Dreamland
Margot Robbie is having a rough year.
After securing an undeserved Oscar nomination for Bombshell in January and stumbling through the misguided Birds of Prey the following month, the actress adds to her wildly inconsistent career with the lifeless drama Dreamland.
Little more than a white, sanitized, Great Depression-set remix of 2019’s mostly excellent Queen & Slim, Miles Joris-Peyrafitte’s film stars Robbie as Allison Wells, a fugitive bank robber who holes up in the rural Texas barn belonging to the family of Eugene Evans (Finn Cole, Peaky Blinders).
A young man obsessed with detective stories and escaping his boring small town life, Eugene is the ideal mark for Allison and, upon discovering her hiding spot, quickly falls under her spell and proceeds to perform dopey acts of loyalty to win her love.
So that screenwriter Nicolaas Zwart doesn’t have to develop more characters than he can handle, Eugene’s stepfather George (Travis Fimmel, Warcraft) just so happens to be the local lawman most obsessed with capturing Allison and — gasp! — has no idea she’s sheltered within sight of his very own bed.

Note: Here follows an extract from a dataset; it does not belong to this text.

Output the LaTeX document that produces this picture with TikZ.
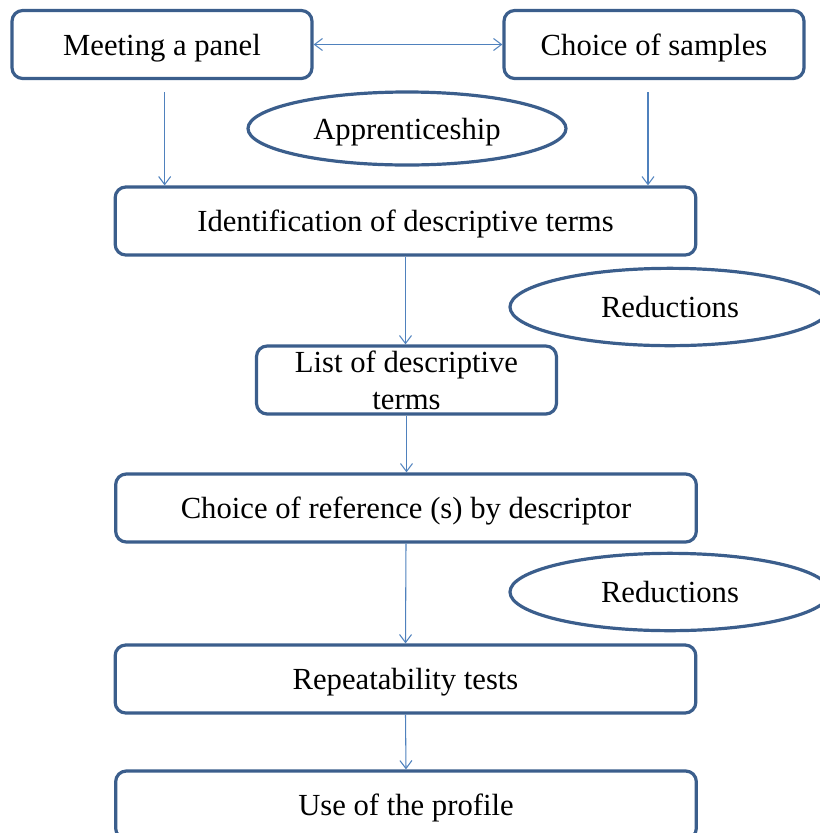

Though the material is rote to a fault and bereft of surprises, Joris-Peyrafitte directs as if the Academy — or at least some mid-range critics groups — might take notice. The visuals are consistently crisp, especially for a Dust Bowl setting, and whichever effects team designed the film’s big dust storm sequence should be recruited for the next big superhero flick.
But none of the technical achievements can compensate for Cole’s wet-blanket acting, Robbie’s odd lack of charisma, and a script uninterested in sustaining viewer attention. All involved may think they’re adding something new to the long tradition of outlaw narratives, but at best they’ve merely cobbled together details from better films.